32.The Petitioner appears to seek the retrospective application of the Constitution of Kenya, 2010 in relation to the Rome Statute. In the case of Samuel Kamau Macharia & another v Kenya Commercial Bank Limited & 2 others Sup. Ct. Application No 2 of 2011; [2012] eKLR, The Supreme Court pronounced itself of the retrospective application of the Constitution as follows:At the outset, it is important to note that a Constitution is not necessarily subject to the same principles against retroactivity as ordinary legislation. A Constitution looks forward and backward, vertically and horizontally, as it seeks to re-engineer the social order, in quest of its legitimate object of rendering political goods. In this way, a Constitution may and does embody retrospective provisions, or provisions with retrospective ingredients. However, in interpreting the Constitution to determine whether it permits retrospective application of any of its provisions, a Court of law must pay due regard to the language of the Constitution. If the words used in a particular provision are forward-looking, and do not contain even a whiff of retrospectivity, the Court ought not to import it into the language of the Constitution. Such caution is still more necessary if the importation of retrospectivity would have the effect of divesting an individual of their rights legitimately occurred before the commencement of the Constitution.”

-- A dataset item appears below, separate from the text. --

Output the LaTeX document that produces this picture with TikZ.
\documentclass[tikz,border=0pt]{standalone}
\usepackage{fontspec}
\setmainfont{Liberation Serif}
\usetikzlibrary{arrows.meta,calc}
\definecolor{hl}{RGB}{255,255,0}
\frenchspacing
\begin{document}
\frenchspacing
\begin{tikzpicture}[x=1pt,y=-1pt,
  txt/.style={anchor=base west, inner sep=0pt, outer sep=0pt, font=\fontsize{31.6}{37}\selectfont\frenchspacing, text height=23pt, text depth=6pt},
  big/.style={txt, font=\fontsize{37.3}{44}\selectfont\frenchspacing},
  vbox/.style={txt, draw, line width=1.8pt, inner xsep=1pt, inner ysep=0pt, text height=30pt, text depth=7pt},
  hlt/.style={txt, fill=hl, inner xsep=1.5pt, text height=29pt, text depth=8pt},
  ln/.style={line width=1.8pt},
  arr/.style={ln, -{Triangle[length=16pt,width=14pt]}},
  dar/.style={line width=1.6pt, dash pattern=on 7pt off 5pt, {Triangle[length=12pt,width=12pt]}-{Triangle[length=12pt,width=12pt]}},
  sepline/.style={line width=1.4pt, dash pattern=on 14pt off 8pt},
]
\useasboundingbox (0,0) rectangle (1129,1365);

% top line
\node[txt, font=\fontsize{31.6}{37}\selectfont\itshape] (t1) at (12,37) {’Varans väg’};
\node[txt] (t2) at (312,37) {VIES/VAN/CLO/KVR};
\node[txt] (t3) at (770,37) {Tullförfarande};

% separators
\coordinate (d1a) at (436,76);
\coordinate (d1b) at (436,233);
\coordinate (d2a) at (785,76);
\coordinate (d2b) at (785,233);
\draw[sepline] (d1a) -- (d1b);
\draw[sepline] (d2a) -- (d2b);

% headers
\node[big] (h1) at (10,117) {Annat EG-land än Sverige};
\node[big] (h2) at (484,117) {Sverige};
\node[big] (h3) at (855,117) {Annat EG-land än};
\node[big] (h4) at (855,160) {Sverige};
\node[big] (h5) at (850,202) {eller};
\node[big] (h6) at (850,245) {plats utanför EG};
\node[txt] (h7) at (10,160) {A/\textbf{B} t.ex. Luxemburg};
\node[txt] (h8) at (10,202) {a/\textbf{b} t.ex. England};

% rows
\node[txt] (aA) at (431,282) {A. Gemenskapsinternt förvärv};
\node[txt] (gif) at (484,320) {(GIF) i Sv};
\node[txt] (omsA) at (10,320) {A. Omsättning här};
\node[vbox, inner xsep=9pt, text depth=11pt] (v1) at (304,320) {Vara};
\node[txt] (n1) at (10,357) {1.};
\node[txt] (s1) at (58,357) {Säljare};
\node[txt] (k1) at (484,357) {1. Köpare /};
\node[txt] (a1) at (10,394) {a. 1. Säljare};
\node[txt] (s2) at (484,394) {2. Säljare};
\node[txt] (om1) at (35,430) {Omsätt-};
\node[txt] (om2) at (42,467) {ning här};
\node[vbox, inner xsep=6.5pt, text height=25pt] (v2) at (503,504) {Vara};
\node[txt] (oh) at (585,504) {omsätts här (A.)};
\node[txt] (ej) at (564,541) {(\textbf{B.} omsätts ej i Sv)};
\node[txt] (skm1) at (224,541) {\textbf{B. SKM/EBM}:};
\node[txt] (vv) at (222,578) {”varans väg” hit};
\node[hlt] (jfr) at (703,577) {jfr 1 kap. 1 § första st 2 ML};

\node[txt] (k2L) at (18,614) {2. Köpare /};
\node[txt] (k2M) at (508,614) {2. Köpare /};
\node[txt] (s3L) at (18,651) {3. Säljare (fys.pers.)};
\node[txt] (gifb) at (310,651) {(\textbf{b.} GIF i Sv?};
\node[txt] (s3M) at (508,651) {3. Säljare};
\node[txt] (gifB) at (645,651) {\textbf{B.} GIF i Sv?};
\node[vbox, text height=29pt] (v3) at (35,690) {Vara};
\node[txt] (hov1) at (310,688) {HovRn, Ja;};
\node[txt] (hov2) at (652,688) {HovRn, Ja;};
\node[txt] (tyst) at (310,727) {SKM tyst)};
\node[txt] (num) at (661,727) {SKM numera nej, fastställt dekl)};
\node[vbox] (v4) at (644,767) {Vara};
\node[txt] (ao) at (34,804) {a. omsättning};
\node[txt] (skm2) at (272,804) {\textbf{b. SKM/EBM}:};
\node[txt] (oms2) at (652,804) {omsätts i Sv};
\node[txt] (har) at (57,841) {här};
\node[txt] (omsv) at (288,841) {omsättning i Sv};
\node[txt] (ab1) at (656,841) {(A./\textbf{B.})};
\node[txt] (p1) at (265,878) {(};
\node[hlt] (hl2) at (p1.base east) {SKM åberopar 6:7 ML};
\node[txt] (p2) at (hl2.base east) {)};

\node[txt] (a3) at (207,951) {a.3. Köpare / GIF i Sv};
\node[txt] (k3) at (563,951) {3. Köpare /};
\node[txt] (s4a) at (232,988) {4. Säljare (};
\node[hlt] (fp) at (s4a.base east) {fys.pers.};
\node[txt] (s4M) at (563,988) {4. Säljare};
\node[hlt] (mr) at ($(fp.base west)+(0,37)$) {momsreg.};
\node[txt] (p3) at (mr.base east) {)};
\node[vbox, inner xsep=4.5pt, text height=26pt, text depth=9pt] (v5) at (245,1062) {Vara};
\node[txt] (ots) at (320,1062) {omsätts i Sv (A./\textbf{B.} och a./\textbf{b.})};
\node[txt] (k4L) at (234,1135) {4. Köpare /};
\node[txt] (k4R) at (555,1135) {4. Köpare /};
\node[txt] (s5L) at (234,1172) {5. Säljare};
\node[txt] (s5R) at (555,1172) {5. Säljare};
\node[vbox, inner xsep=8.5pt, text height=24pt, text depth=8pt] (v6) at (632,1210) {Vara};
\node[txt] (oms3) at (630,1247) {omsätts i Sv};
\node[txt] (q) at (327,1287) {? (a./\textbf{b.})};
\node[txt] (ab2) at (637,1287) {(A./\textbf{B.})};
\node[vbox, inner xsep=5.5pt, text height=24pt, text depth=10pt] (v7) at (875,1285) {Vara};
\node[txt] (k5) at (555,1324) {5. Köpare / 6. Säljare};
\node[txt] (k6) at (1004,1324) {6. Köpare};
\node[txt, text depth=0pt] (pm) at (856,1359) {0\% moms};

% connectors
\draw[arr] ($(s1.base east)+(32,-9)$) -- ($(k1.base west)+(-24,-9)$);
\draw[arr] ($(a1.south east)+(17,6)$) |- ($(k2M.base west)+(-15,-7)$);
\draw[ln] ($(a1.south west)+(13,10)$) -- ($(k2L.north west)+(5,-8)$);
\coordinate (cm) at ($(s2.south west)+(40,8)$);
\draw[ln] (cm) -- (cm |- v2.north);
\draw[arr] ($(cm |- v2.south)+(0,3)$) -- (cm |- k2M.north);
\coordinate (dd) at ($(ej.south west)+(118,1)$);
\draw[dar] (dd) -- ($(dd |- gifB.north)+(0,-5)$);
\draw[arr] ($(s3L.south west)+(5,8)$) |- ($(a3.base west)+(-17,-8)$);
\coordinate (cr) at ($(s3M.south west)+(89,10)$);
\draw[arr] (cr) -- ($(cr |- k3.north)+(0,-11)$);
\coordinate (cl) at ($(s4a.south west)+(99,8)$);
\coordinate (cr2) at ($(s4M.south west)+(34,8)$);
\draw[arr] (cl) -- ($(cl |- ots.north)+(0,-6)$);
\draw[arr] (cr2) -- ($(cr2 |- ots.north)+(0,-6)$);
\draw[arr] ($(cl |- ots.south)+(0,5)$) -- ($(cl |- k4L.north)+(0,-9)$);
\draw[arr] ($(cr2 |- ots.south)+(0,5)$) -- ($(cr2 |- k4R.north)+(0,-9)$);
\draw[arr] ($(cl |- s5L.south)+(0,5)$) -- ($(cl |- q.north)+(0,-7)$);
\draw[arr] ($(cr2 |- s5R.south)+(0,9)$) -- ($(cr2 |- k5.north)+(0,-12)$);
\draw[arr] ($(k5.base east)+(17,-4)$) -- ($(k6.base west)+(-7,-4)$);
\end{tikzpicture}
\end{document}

33.In Karen Njeri Kandie v Alassane Ba & another [2017] eKLR, the Supreme Court held:(41)We reiterate the above holding, and from a plain reading of Article 2(6) of the Constitution, it appears that the Constitution is silent on whether treaties ratified prior to the 2010 Constitution also form part of the laws of Kenya. In our view, however, the language of Article 2(6) itself should be the beginning of the resolution of the question of retrospectivity, and we note in that regard that, it does not distinguish the types of treaties and conventions that form part of Kenyan law; because the language plainly commands that any treaty or convention that Kenya has ratified becomes part of the laws of Kenya. The provision does not also distinguish treaties and conventions ratified before or after the Constitution of 2010, and therefore, in this particular instance, the agreements and Conventions that Kenya entered with Shelter Afrique, although ratified before 2010, are in force, have remained unrevoked, and therefore, form part of the laws of Kenya, only subject to the Constitution.(42)We, further, and as a consequence of the above finding, restate our position in Samuel Kamau Macharia, that the Constitution cannot be subjected to the principles of statutory interpretation that prohibit retrospective application of laws generally; and where need be, only the language of the Constitution should be a guide as to whether a provision applies retrospectively or not. We also agree with the Court of Appeal, in the present case, that an interpretation of Article 2(6) of the Constitution in a manner that distinguishes treaties which Kenya ratified prior to, and after the 2010 Constitution, is not tenable, and we believe that this interpretation is also in line with Section 7(1) of the Sixth Schedule which reads:“All law in force immediately before the effective date continues in force and shall be construed with the alterations, adaptations, qualifications and exceptions necessary to bring it into conformity with this Constitution.”It is our finding, in a nutshell, that our reading of Article 2(6) of the Constitution can only lead to the conclusion that there is no bar to its provisions being applied retrospectively.
34.Article 2(6) of the Constitution provides:(6)Any treaty or convention ratified by Kenya shall form part of the law of Kenya under this Constitution.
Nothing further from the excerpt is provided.